%%
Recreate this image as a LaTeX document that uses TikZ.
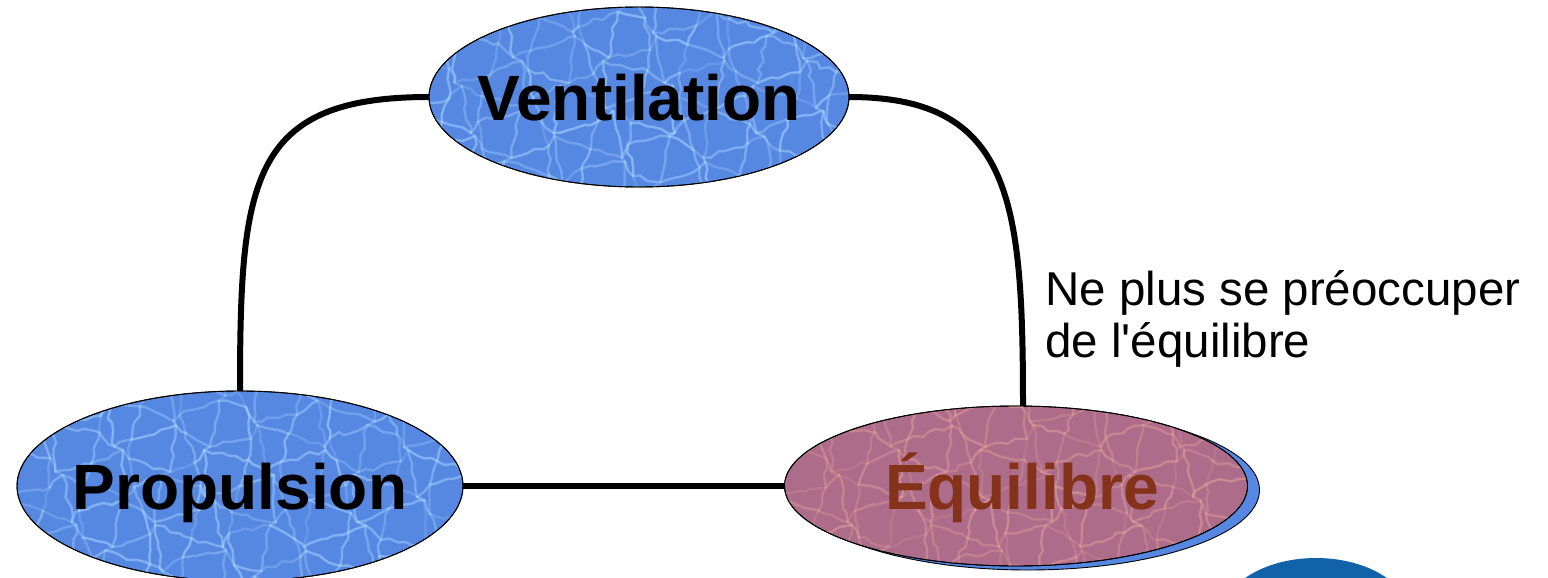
\documentclass[tikz,border=0pt]{standalone}
\usepackage{fontspec}
\setmainfont{Liberation Sans}
\usetikzlibrary{shapes.geometric,decorations.pathmorphing,calc}
\definecolor{bluefill}{RGB}{86,136,226}
\definecolor{bluelight}{RGB}{165,210,255}
\definecolor{mauvefill}{RGB}{172,108,138}
\definecolor{mauvelight}{RGB}{226,158,152}
\definecolor{brownt}{RGB}{132,50,26}
\definecolor{logoblue}{RGB}{18,98,170}
\newcommand\watertex[5]{%
  \begin{scope}
    \clip (#1,#2) ellipse [x radius=#3, y radius=#4];
    \foreach \wi in {-10,...,9} {
      \foreach \wj in {-5,...,4} {
        \pgfmathsetmacro\wax{#1+\wi*25+11*sin(\wi*127+\wj*311)}
        \pgfmathsetmacro\way{#2+\wj*25+11*sin(\wi*269+\wj*173)}
        \pgfmathsetmacro\wbx{#1+(\wi+1)*25+11*sin((\wi+1)*127+\wj*311)}
        \pgfmathsetmacro\wby{#2+\wj*25+11*sin((\wi+1)*269+\wj*173)}
        \pgfmathsetmacro\wcx{#1+\wi*25+11*sin(\wi*127+(\wj+1)*311)}
        \pgfmathsetmacro\wcy{#2+(\wj+1)*25+11*sin(\wi*269+(\wj+1)*173)}
        \pgfmathsetmacro\wop{0.2+0.4*rnd}
        \draw[line width=2.4pt, #5, opacity=\wop, line cap=round,
              decorate, decoration={random steps, segment length=8, amplitude=2.5}]
              (\wax,\way) -- (\wbx,\wby);
        \pgfmathsetmacro\wop{0.2+0.4*rnd}
        \draw[line width=2.4pt, #5, opacity=\wop, line cap=round,
              decorate, decoration={random steps, segment length=8, amplitude=2.5}]
              (\wax,\way) -- (\wcx,\wcy);
      }
    }
  \end{scope}}
\begin{document}
\begin{tikzpicture}[x=1pt,y=-1pt,
  bubble/.style={ellipse, draw=black, line width=0.9pt, inner sep=0pt,
     text height=47pt, text depth=0pt,
     font=\fontsize{64}{72}\selectfont\bfseries},
  link/.style={line width=6pt, black},
  note/.style={anchor=base west, inner sep=0pt, font=\fontsize{47.5}{53}\selectfont}]
\useasboundingbox (0,0) rectangle (1548,578);
\clip (0,0) rectangle (1548,578);
\pgfmathsetseed{7}

% logo fragment
\fill[logoblue] (1316,618) ellipse [x radius=95, y radius=60];

% connectors (behind the ellipses)
\coordinate (vw) at (429,97);
\coordinate (ve) at (849,97);
\coordinate (pn) at (240,392);
\coordinate (en) at (1023,407);
\coordinate (pe) at (462,486);
\coordinate (ew) at (786,486);
\draw[link] (vw) .. controls (250,97) and (240,180) .. (pn);
\draw[link] (ve) .. controls (1012,97) and (1023,200) .. (en);
\draw[link] (pe) -- (ew);

% Ventilation
\node[bubble, fill=bluefill, minimum width=420pt, minimum height=180pt] (vent) at (639,97) {};
\watertex{639}{97}{210}{90}{bluelight}
\draw[line width=0.9pt] (639,97) ellipse [x radius=210, y radius=90];
\node[bubble, draw=none, fill=none] (ventt) at (vent.center) {Ventilation};

% Propulsion
\node[bubble, fill=bluefill, minimum width=446pt, minimum height=190pt] (prop) at (240,486) {};
\watertex{240}{486}{223}{95}{bluelight}
\draw[line width=0.9pt] (240,486) ellipse [x radius=223, y radius=95];
\node[bubble, draw=none, fill=none] (propt) at (prop.center) {Propulsion};

% Equilibre with shadow
\node[bubble, fill=bluefill, minimum width=463pt, minimum height=160pt] (equis) at (1028,490) {};
\node[bubble, fill=mauvefill, minimum width=463pt, minimum height=160pt] (equi) at (1016,486) {};
\watertex{1016}{486}{231.5}{80}{mauvelight}
\draw[line width=0.9pt] (1016,486) ellipse [x radius=231.5, y radius=80];
\node[bubble, draw=none, fill=none, text=brownt] (equit) at (1022,486) {Équilibre};

% note
\node[note] (n1) at (1045,305) {Ne plus se préoccuper};
\node[note] (n2) at (1045,357) {de l\textquotesingle équilibre};
\end{tikzpicture}
\end{document}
%%
- PROBLEM STATEMENT -
Could the lines from the top of the material through the line with "radius=95, y radius=60];" be repeated exactly, pictures left out?

- FINAL ANSWER -
Recreate this image as a LaTeX document that uses TikZ.
\documentclass[tikz,border=0pt]{standalone}
\usepackage{fontspec}
\setmainfont{Liberation Sans}
\usetikzlibrary{shapes.geometric,decorations.pathmorphing,calc}
\definecolor{bluefill}{RGB}{86,136,226}
\definecolor{bluelight}{RGB}{165,210,255}
\definecolor{mauvefill}{RGB}{172,108,138}
\definecolor{mauvelight}{RGB}{226,158,152}
\definecolor{brownt}{RGB}{132,50,26}
\definecolor{logoblue}{RGB}{18,98,170}
\newcommand\watertex[5]{%
  \begin{scope}
    \clip (#1,#2) ellipse [x radius=#3, y radius=#4];
    \foreach \wi in {-10,...,9} {
      \foreach \wj in {-5,...,4} {
        \pgfmathsetmacro\wax{#1+\wi*25+11*sin(\wi*127+\wj*311)}
        \pgfmathsetmacro\way{#2+\wj*25+11*sin(\wi*269+\wj*173)}
        \pgfmathsetmacro\wbx{#1+(\wi+1)*25+11*sin((\wi+1)*127+\wj*311)}
        \pgfmathsetmacro\wby{#2+\wj*25+11*sin((\wi+1)*269+\wj*173)}
        \pgfmathsetmacro\wcx{#1+\wi*25+11*sin(\wi*127+(\wj+1)*311)}
        \pgfmathsetmacro\wcy{#2+(\wj+1)*25+11*sin(\wi*269+(\wj+1)*173)}
        \pgfmathsetmacro\wop{0.2+0.4*rnd}
        \draw[line width=2.4pt, #5, opacity=\wop, line cap=round,
              decorate, decoration={random steps, segment length=8, amplitude=2.5}]
              (\wax,\way) -- (\wbx,\wby);
        \pgfmathsetmacro\wop{0.2+0.4*rnd}
        \draw[line width=2.4pt, #5, opacity=\wop, line cap=round,
              decorate, decoration={random steps, segment length=8, amplitude=2.5}]
              (\wax,\way) -- (\wcx,\wcy);
      }
    }
  \end{scope}}
\begin{document}
\begin{tikzpicture}[x=1pt,y=-1pt,
  bubble/.style={ellipse, draw=black, line width=0.9pt, inner sep=0pt,
     text height=47pt, text depth=0pt,
     font=\fontsize{64}{72}\selectfont\bfseries},
  link/.style={line width=6pt, black},
  note/.style={anchor=base west, inner sep=0pt, font=\fontsize{47.5}{53}\selectfont}]
\useasboundingbox (0,0) rectangle (1548,578);
\clip (0,0) rectangle (1548,578);
\pgfmathsetseed{7}

% logo fragment
\fill[logoblue] (1316,618) ellipse [x radius=95, y radius=60];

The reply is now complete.